I don't really understand the dilemma here. I mean, I do understand it, but at the same time I don't. Cubes are not a good representation for a traditional round planet with surface-perpendicular gravity. They are an excellent representation for an infinitely flat world. Trying to marry the two (cubes + round planet) just makes for a messy abstraction, and I fail to see the point. If you want round planets, you're better off choosing a different representation than cubes. But if you want cubes, you're better off with a flat world. Choosing both seems to be signing you up for a substantial amount of pain, and I don't really see how it improves the gameplay experience for the player.

In the past, I always just chose the abstraction that was most appropriate for what I was doing. When I played with block worlds, they were infinitely extensive flat block worlds, with easy-to-grasp topology. When I played with planets, they were recursively sub-divided spheres, with varying level of detail, and always a pain in the ass to deal with the edge cases. I much preferred the block worlds.

 

15 hours ago, Eck said:

Have you considered not using a sphere for your planet? You could have a cube planet instead. 
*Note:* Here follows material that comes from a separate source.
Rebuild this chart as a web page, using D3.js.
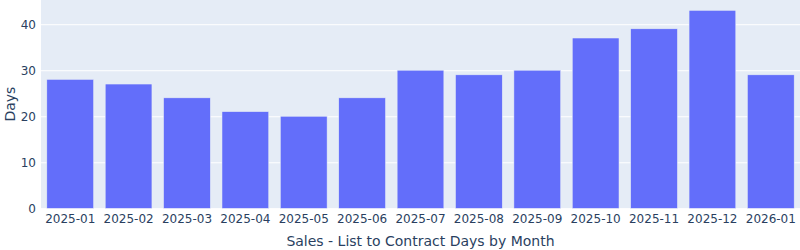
<!DOCTYPE html>
<html><head><meta charset="utf-8">
<script src="https://cdn.jsdelivr.net/npm/d3@7"></script>
<style>body{margin:0;background:#fff}svg{display:block}text{font-family:"DejaVu Sans",verdana,sans-serif;fill:#2a3f5f}</style>
</head><body><svg id="c" width="800" height="250"></svg>
<script>
const months = ["2025-01","2025-02","2025-03","2025-04","2025-05","2025-06","2025-07","2025-08","2025-09","2025-10","2025-11","2025-12","2026-01"];
const days = [28,27,24,21,20,24,30,29,30,37,39,43,29];
const yTicks = [0,10,20,30,40];
const xTitle = "Sales - List to Contract Days by Month";
const yTitle = "Days";

const W=800,H=250,m={l:41,r:0,t:0,b:41.7};
const svg=d3.select("#c");
const pw=W-m.l-m.r, ph=H-m.t-m.b;
const g=svg.append("g").attr("transform",`translate(${m.l},${m.t})`);
g.append("rect").attr("width",pw).attr("height",ph).attr("fill","#e5ecf6");
const x=d3.scaleBand().domain(months).range([0,pw]).paddingInner(0.2).paddingOuter(0.1);
const y=d3.scaleLinear().domain([0,d3.max(days)*1.0526]).range([ph,0]);
const ya=g.append("g").call(d3.axisLeft(y).tickValues(yTicks).tickSize(-pw).tickPadding(5));
ya.select(".domain").remove();
ya.selectAll("line").attr("stroke","#fff").attr("stroke-width",1);
ya.selectAll("text").style("font-size","12px").attr("fill","#2a3f5f");
g.selectAll(".bar").data(days).join("rect")
 .attr("x",(d,i)=>x(months[i])).attr("width",x.bandwidth())
 .attr("y",d=>y(d)).attr("height",d=>ph-y(d))
 .attr("fill","#636efa").attr("stroke","#e5ecf6").attr("stroke-width",0.5);
const xa=g.append("g").attr("transform",`translate(0,${ph})`).call(d3.axisBottom(x).tickSize(0).tickPadding(6));
xa.select(".domain").remove();
xa.selectAll("text").style("font-size","12px").attr("fill","#2a3f5f");
svg.append("text").attr("x",m.l+pw/2).attr("y",245.5).attr("text-anchor","middle").style("font-size","14px").text(xTitle);
svg.append("text").attr("transform",`translate(15,${ph/2}) rotate(-90)`).attr("text-anchor","middle").style("font-size","14px").text(yTitle);
</script></body></html>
Another possible solution is a "flat" ring world, say north and south are your edges of the world.  If you keep walking east, you'll eventually come back from the west side. If you walk north, you hit a wall. Or fall off the edge of the world into space. 
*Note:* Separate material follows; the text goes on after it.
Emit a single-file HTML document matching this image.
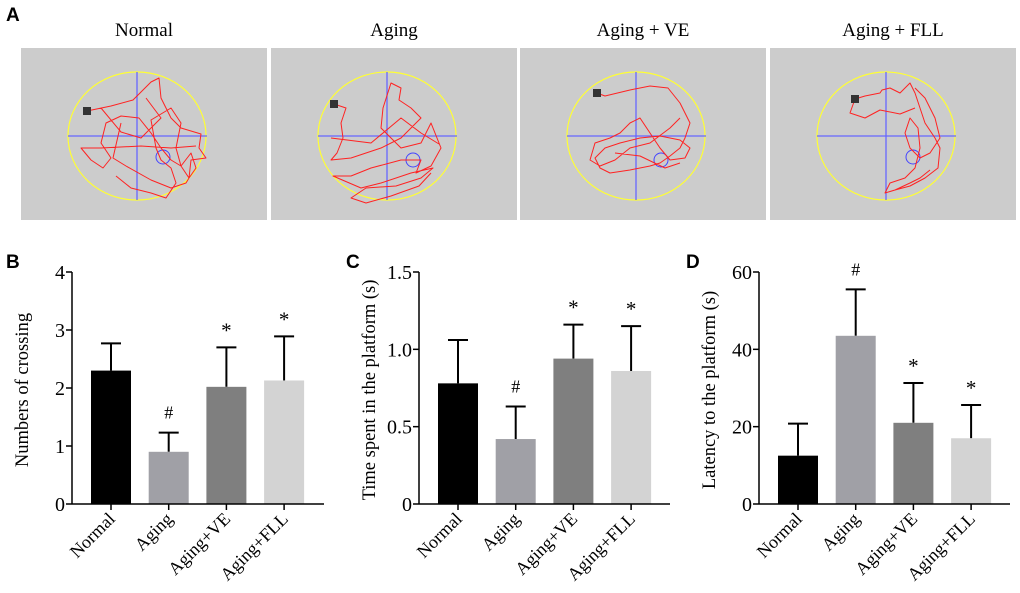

Or a torus (doughnut) world. Same as the ring world, but instead of north and south being borders, walking north wraps around down to the south side.
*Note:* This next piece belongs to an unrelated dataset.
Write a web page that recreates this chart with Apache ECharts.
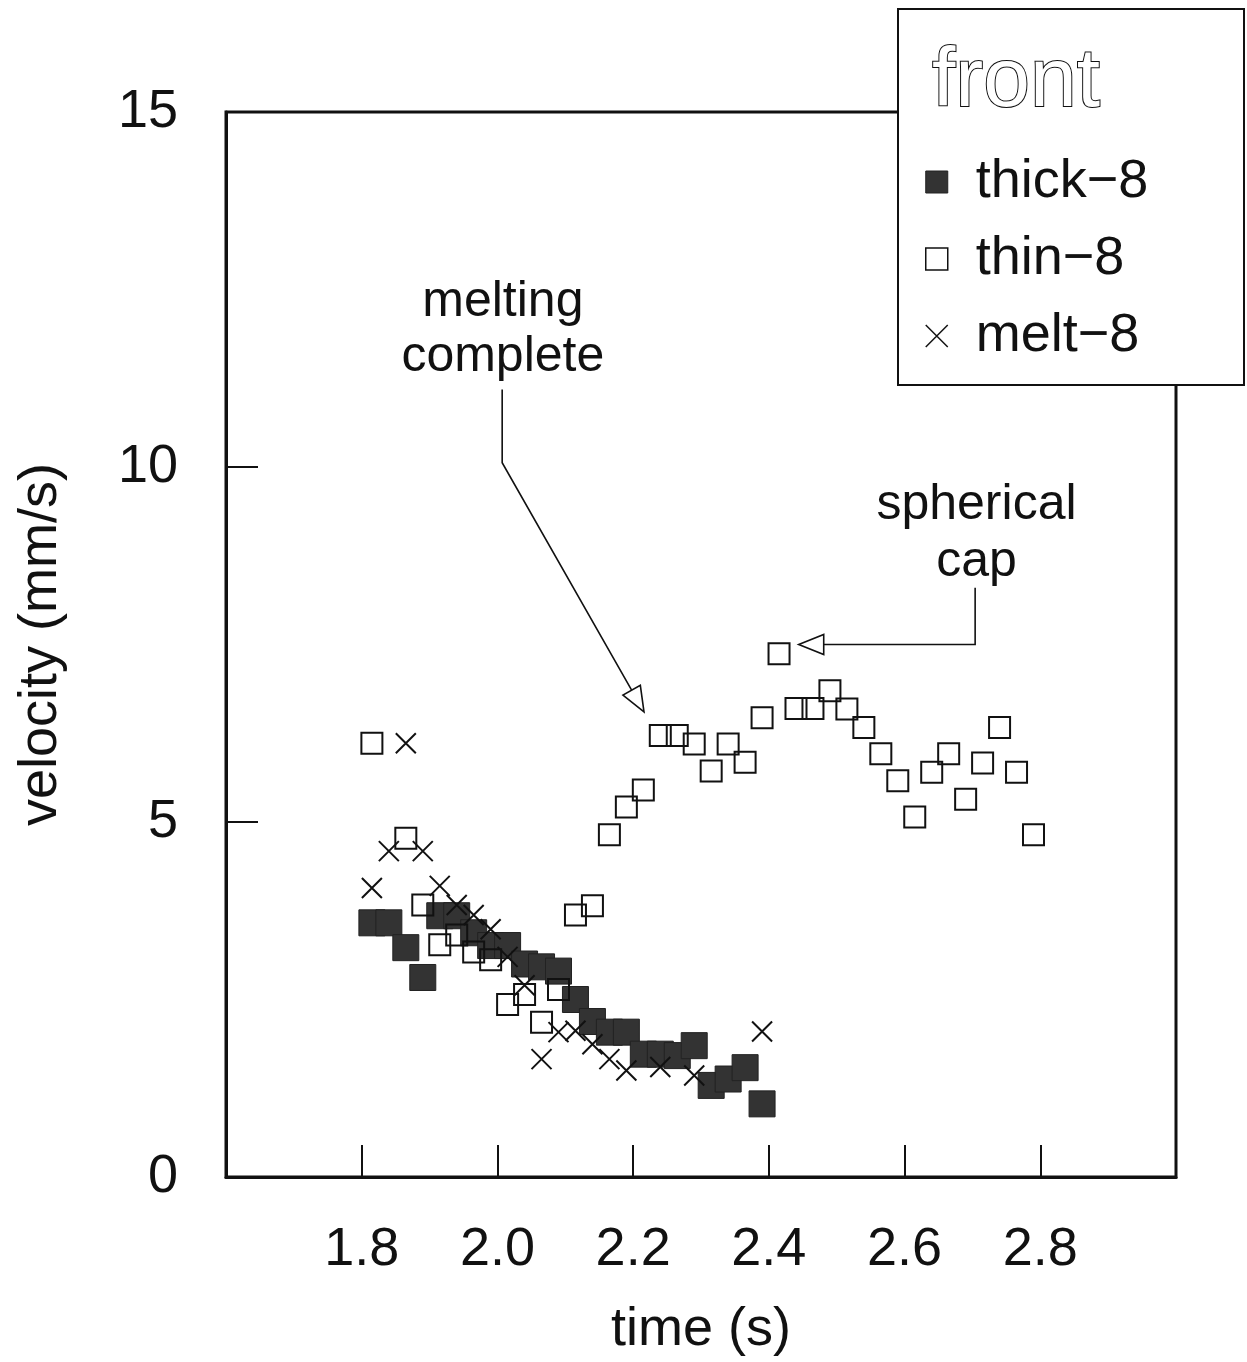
<!DOCTYPE html>
<html>
<head>
<meta charset="utf-8">
<script src="https://cdn.jsdelivr.net/npm/echarts@6/dist/echarts.min.js"></script>
<style>
  html, body { margin: 0; padding: 0; background: #fff; }
  #chart { width: 1247px; height: 1362px; }
</style>
</head>
<body>
<div id="chart"></div>
<script>
// Front velocity of the three runs, time in s, velocity in mm/s
const thickTime = [1.815, 1.840, 1.865, 1.890, 1.915, 1.940, 1.965, 1.990, 2.015, 2.040, 2.065, 2.090,
                   2.115, 2.140, 2.165, 2.190, 2.215, 2.240, 2.265, 2.290, 2.315, 2.340, 2.365, 2.390];
const thickVel  = [3.58, 3.58, 3.23, 2.81, 3.68, 3.68, 3.44, 3.26, 3.26, 3.00, 2.96, 2.90,
                   2.50, 2.19, 2.04, 2.04, 1.73, 1.73, 1.71, 1.85, 1.29, 1.38, 1.54, 1.03];

const thinTime = [1.815, 1.865, 1.890, 1.915, 1.940, 1.965, 1.990, 2.015, 2.040, 2.065, 2.090, 2.115, 2.140,
                  2.165, 2.190, 2.215, 2.240, 2.265, 2.290, 2.315, 2.340, 2.365, 2.390, 2.415, 2.440, 2.465,
                  2.490, 2.515, 2.540, 2.565, 2.590, 2.615, 2.640, 2.665, 2.690, 2.715, 2.740, 2.765, 2.790];
const thinVel  = [6.11, 4.77, 3.83, 3.27, 3.41, 3.17, 3.06, 2.43, 2.57, 2.18, 2.64, 3.69, 3.82,
                  4.82, 5.21, 5.45, 6.22, 6.22, 6.10, 5.72, 6.10, 5.84, 6.47, 7.37, 6.60, 6.60,
                  6.85, 6.59, 6.33, 5.96, 5.58, 5.07, 5.70, 5.96, 5.32, 5.83, 6.33, 5.70, 4.82];

const meltTime = [1.815, 1.840, 1.865, 1.890, 1.915, 1.940, 1.965, 1.990, 2.015, 2.040,
                  2.065, 2.090, 2.115, 2.140, 2.165, 2.190, 2.240, 2.290, 2.390];
const meltVel  = [4.07, 4.59, 6.11, 4.59, 4.10, 3.83, 3.69, 3.49, 3.10, 2.70,
                  1.66, 2.04, 2.06, 1.87, 1.66, 1.50, 1.55, 1.43, 2.05];

const seriesNames = ['thick\u22128', 'thin\u22128', 'melt\u22128'];
const legendTitle = 'front';
const xTickLabels = ['1.8', '2.0', '2.2', '2.4', '2.6', '2.8'];
const yTickLabels = ['0', '5', '10', '15'];

// Callouts, anchored in data units: label centre, then the leader polyline ending at the arrow tip
const noteMelting = { text: 'melting\ncomplete', at: [2.008, 11.94], path: [[2.007, 11.09], [2.007, 10.06], [2.216, 6.55]] };
const noteCap     = { text: 'spherical\ncap',     at: [2.706, 9.06],  path: [[2.704, 8.30], [2.704, 7.50], [2.444, 7.50]] };

const FONT = '"Liberation Sans", Arial, sans-serif';
const INK = '#111';
const crossPath = 'path://M0,0L10,10M10,0L0,10';

function pairs(xs, ys) { return xs.map((x, i) => [x, ys[i]]); }

const chart = echarts.init(document.getElementById('chart'), null, { renderer: 'canvas' });

chart.setOption({
  backgroundColor: '#fff',
  animation: false,
  grid: { left: 226, top: 112, right: 71, bottom: 182, show: true, borderColor: INK, borderWidth: 3, backgroundColor: 'transparent' },
  xAxis: {
    type: 'value', min: 1.6, max: 3.0, interval: 0.2,
    name: 'time (s)', nameLocation: 'middle', nameGap: 126,
    nameTextStyle: { fontFamily: FONT, fontSize: 54, color: INK },
    axisLine: { show: true, lineStyle: { color: INK, width: 3 } },
    axisTick: { show: true, inside: true, length: 32, lineStyle: { color: INK, width: 2 } },
    splitLine: { show: false },
    axisLabel: {
      margin: 46, fontFamily: FONT, fontSize: 54, color: INK,
      formatter: v => { const s = v.toFixed(1); return xTickLabels.indexOf(s) >= 0 ? s : ''; }
    }
  },
  yAxis: {
    type: 'value', min: 0, max: 15, interval: 5,
    name: 'velocity (mm/s)', nameLocation: 'middle', nameGap: 158, nameRotate: 90,
    nameTextStyle: { fontFamily: FONT, fontSize: 54, color: INK },
    axisLine: { show: true, lineStyle: { color: INK, width: 3 } },
    axisTick: { show: true, inside: true, length: 32, lineStyle: { color: INK, width: 2 } },
    splitLine: { show: false },
    axisLabel: {
      margin: 48, fontFamily: FONT, fontSize: 54, color: INK,
      formatter: v => { const s = String(Math.round(v)); return yTickLabels.indexOf(s) >= 0 ? s : ''; }
    }
  },
  legend: {
    orient: 'vertical', left: 920, top: 149, z: 20,
    itemWidth: 22, itemHeight: 22, itemGap: 21,
    textStyle: { fontFamily: FONT, fontSize: 54, color: INK, lineHeight: 56, padding: [0, 0, 0, 23] },
    selectedMode: false,
    data: [
      { name: seriesNames[0], icon: 'rect', itemStyle: { color: '#333', borderColor: '#222', borderWidth: 1 } },
      { name: seriesNames[1], icon: 'rect', itemStyle: { color: '#fff', borderColor: INK, borderWidth: 1.5 } },
      { name: seriesNames[2], icon: crossPath, itemStyle: { color: 'transparent', borderColor: INK, borderWidth: 1.5 } }
    ]
  },
  series: [
    {
      name: seriesNames[0], type: 'scatter', z: 2,
      symbol: 'rect', symbolSize: 26,
      itemStyle: { color: '#333', borderColor: '#222', borderWidth: 1, opacity: 1 },
      data: pairs(thickTime, thickVel)
    },
    {
      name: seriesNames[1], type: 'scatter', z: 3,
      symbol: 'rect', symbolSize: 21,
      itemStyle: { color: 'transparent', borderColor: INK, borderWidth: 2, opacity: 1 },
      data: pairs(thinTime, thinVel)
    },
    {
      name: seriesNames[2], type: 'scatter', z: 4,
      symbol: crossPath, symbolSize: 20,
      itemStyle: { color: 'transparent', borderColor: INK, borderWidth: 2, opacity: 1 },
      data: pairs(meltTime, meltVel)
    }
  ]
});

// Callout leaders with open triangular heads, plus the legend frame and its heading
function px(p) { return chart.convertToPixel({ gridIndex: 0 }, p); }

function callout(note, lineHeight) {
  const c = px(note.at);
  const pts = note.path.map(px);
  const tip = pts[pts.length - 1];
  const prev = pts[pts.length - 2];
  const dx = tip[0] - prev[0], dy = tip[1] - prev[1];
  const len = Math.hypot(dx, dy);
  const ux = dx / len, uy = dy / len;
  const headLen = 25, headHalf = 10;
  const base = [tip[0] - ux * headLen, tip[1] - uy * headLen];
  const left = [base[0] - uy * headHalf, base[1] + ux * headHalf];
  const right = [base[0] + uy * headHalf, base[1] - ux * headHalf];
  const shaft = pts.slice(0, -1).concat([base]);
  return [
    { type: 'text', x: c[0], y: c[1], z: 30,
      style: { text: note.text, fontFamily: FONT, fontSize: 50, lineHeight: lineHeight, fill: INK, align: 'center', verticalAlign: 'middle' } },
    { type: 'polyline', z: 30, shape: { points: shaft }, style: { stroke: INK, lineWidth: 1.6, fill: null } },
    { type: 'polygon', z: 30, shape: { points: [tip, left, right] }, style: { stroke: INK, lineWidth: 1.6, fill: '#fff' } }
  ];
}

chart.setOption({
  graphic: [
    { type: 'rect', z: 10, shape: { x: 898, y: 9, width: 346, height: 376 },
      style: { fill: '#fff', stroke: INK, lineWidth: 2 } },
    { type: 'text', z: 20, x: 932, y: 41,
      style: { text: legendTitle, fontFamily: FONT, fontSize: 84, fill: '#fff', stroke: INK, lineWidth: 2 } }
  ].concat(callout(noteMelting, 55), callout(noteCap, 57))
});
</script>
</body>
</html>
There doesn't have to be a curve for these solutions, so the problem goes away.

- Eck

 

The answer is sort of the same for both these issues: It is a temporary approximation. The end goal is a solution as easily mutable as blocks, but as physically diverse as, well, not blocks (I usually call the opposite of blocks "blobs"). In the meantime, I want to get as close as possible to that solution with just blocks, so I can test out other features.

The solution presented in the blogpost collapsed on closer examination, btw. The current two candidates are a classic infinite world or an infinite space with flat worlds in it!